IMO, Kubernetes isn't inevitable, and this seems to paint it as such.
K8s is well suited to dynamically scaling a SaaS product delivered over the web. When you get outside this scenario - for example, on-prem or single node "clusters" that are running K8s just for API compatibility, it seems like either overkill or a bad choice. Even when cloud deployed, K8s mostly functions as a batteries-not-included wrapper around the underlying cloud provider services and APIs.
There are also folks who understand the innards of K8s very well that have legitimate criticisms of it - for example, this one from the MetalLB developer: https://blog.dave.tf/post/new-kubernetes/
Before you deploy something, actually understand what the pros/cons are, and what problem it was made to solve, and if your problem isn't at least mostly a match, keep looking.
Kubernetes, in the form of k3s, was a critical success factor for us with the onprem deployment of our SaaS product.

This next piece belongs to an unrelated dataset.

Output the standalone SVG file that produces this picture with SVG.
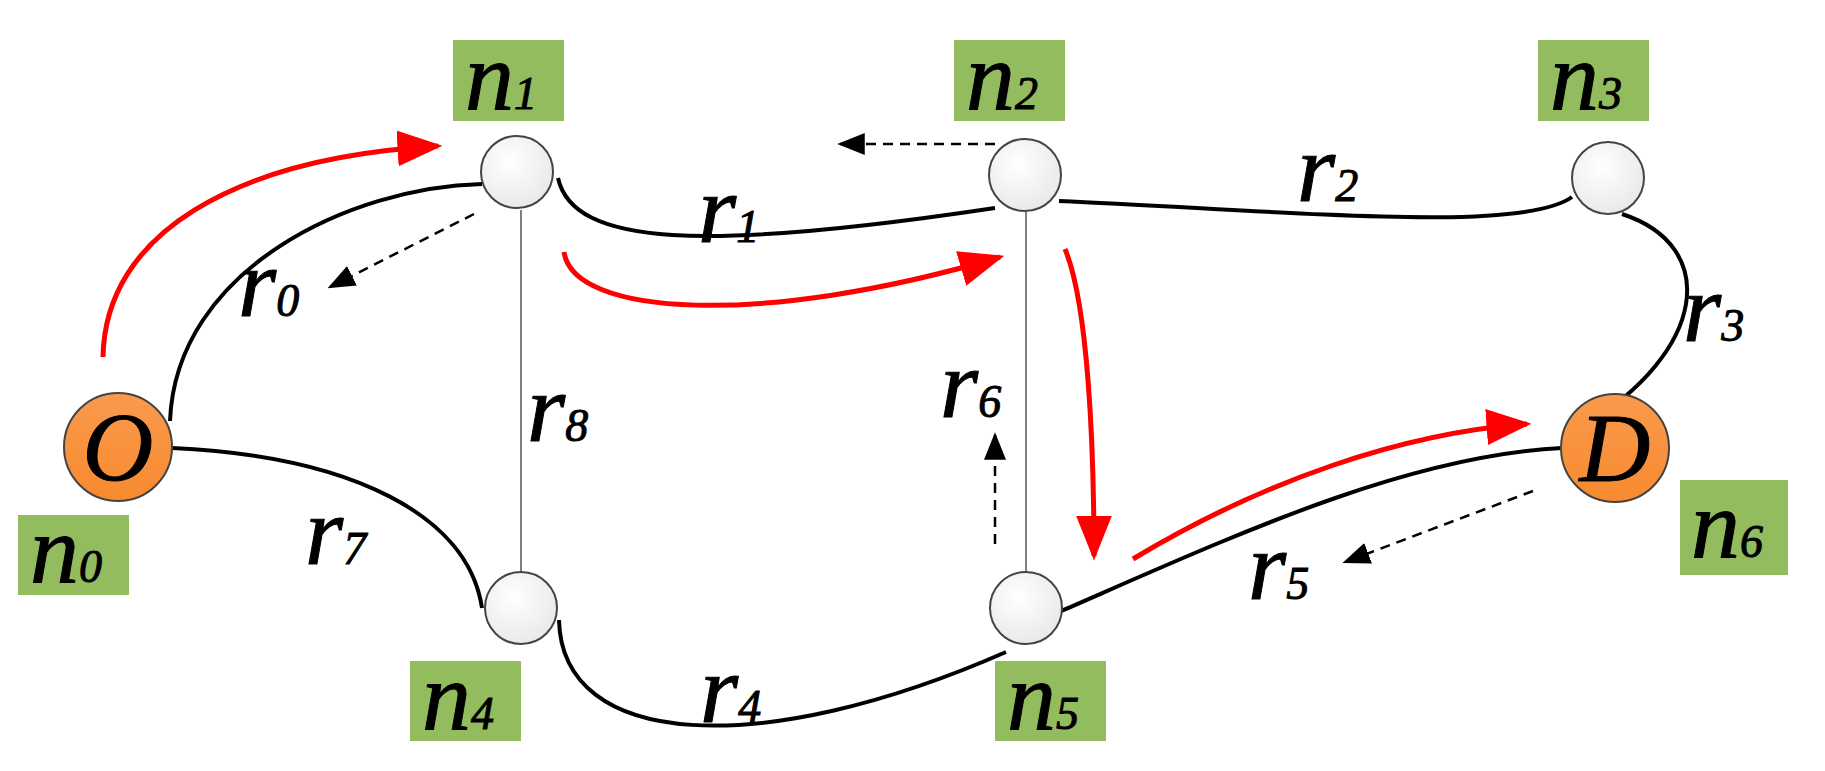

What's the problem with a single-node cluster? We use that for e.g. dev environments, as well as some small onprem deployments.
> Even when cloud deployed, K8s mostly functions as a batteries-not-included wrapper around the underlying cloud provider services and APIs.
Which batteries are not included? The "wrapper around the underlying cloud provider services and APIs" is enormously important. Why would you prefer to use a less well-designed, more vendor-specific set of APIs?
I seriously don't get these criticisms of k8s. K8s abstracts away, and standardizes, an enormous amount of system complexity. The people who object to it just don't have the requirements where it starts making sense, that's all.
> K8s is well suited to dynamically scaling a SaaS product delivered over the web
It’s well suited to other things as well, people are just in denial about some of them.
“I need to run more than two containers and have a googleable way to manage their behavior” is a very common need.